One last aspect of Deuteronomy's discussion on mercy deserves mention: Moses' intercession on behalf of the Israelites. As Moses recounted the events that occurred on Mount Sinai, he reiterated God's anger and displeasure over the Israelites' disobedience (9:18–20, 22–23). At that time, Moses, as a type of Christ, interceded for the Israelites and through much prayer (forty days and nights according to the text–9:25), saved them from destruction (10:10). Likewise, the scriptures have assured us that we have an Intercessor who can plead on our behalf.
Listen to him who is the advocate with the Father, who is pleading your cause before him—Saying: Father, behold the sufferings and death of him who did no sin, in whom thou wast well pleased; behold the blood of thy Son which was shed, the blood of him whom thou gavest that thyself might be glorified; Wherefore, Father, spare these my brethren that believe on my name, that they may come unto me and have everlasting life. (D&C 45:3–5)
On the threshold of entering the promised land, Moses recounted the many "great and terrible things" the Lord had done for his people. Through his reminisces and exhortations, the Israelites were reminded that God is just and merciful. We, reading Deuteronomy millennia later, can benefit from seeing how God dealt with his covenant people at that time.29 Although the harsh consequences of the law of justice in some of their experiences were probably too immediate for our comfort30 (we always want to delay that aspect of the law of justice), we can see that God is also a god of mercy. Repeatedly the text pointed out aspects of God's mercy and showed some possible relationships of his mercy to his justice, particularly through its use of different Hebrew terms for merciful blessings. God redeemed the Israelites from Egypt, sustained them in the wilderness, brought them into a promised land, gave them strength in battle, and made them a great nation, a "special people" (7:6; see also 14:2; 26:18–19). God promised he would raise up a prophet, a Messiah, for them (18:18) and mercifully heeded Moses' intercession on their behalf, a type of our Savior's intercession on our behalf.
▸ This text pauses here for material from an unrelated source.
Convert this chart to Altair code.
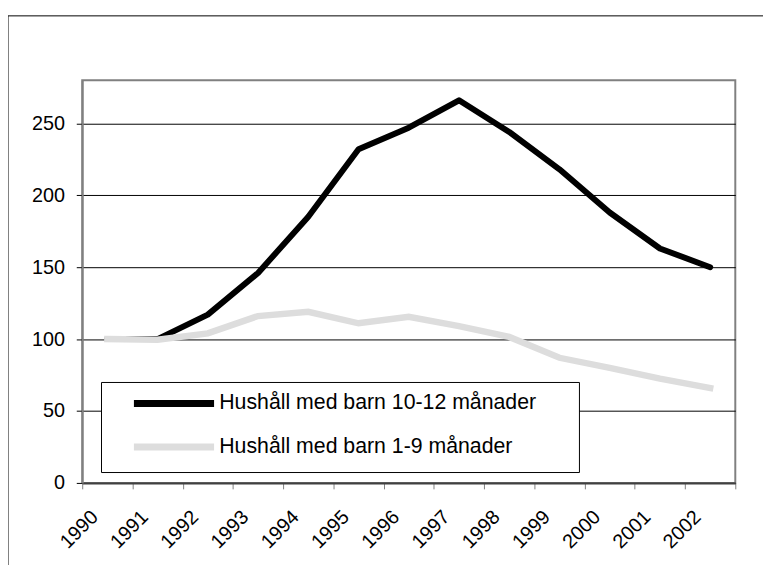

Deuteronomy's pendulum-like rhetoric between justice and mercy indicates that God's mercy is extended even when we are disobedient, especially if we turn back to him. Just as Alma taught, the Lord God "sendeth an invitation unto all men, for the arms of mercy are extended towards them, and he saith: Repent, and I will receive you" (Alma 5:33). It should be comforting to know that God is just, fair, and unchanging, but the comfort increases yet more knowing that God is merciful. As long as we turn to him, we can receive the help we need to overcome our weaknesses and sins, and his mercy can satisfy the demands of justice.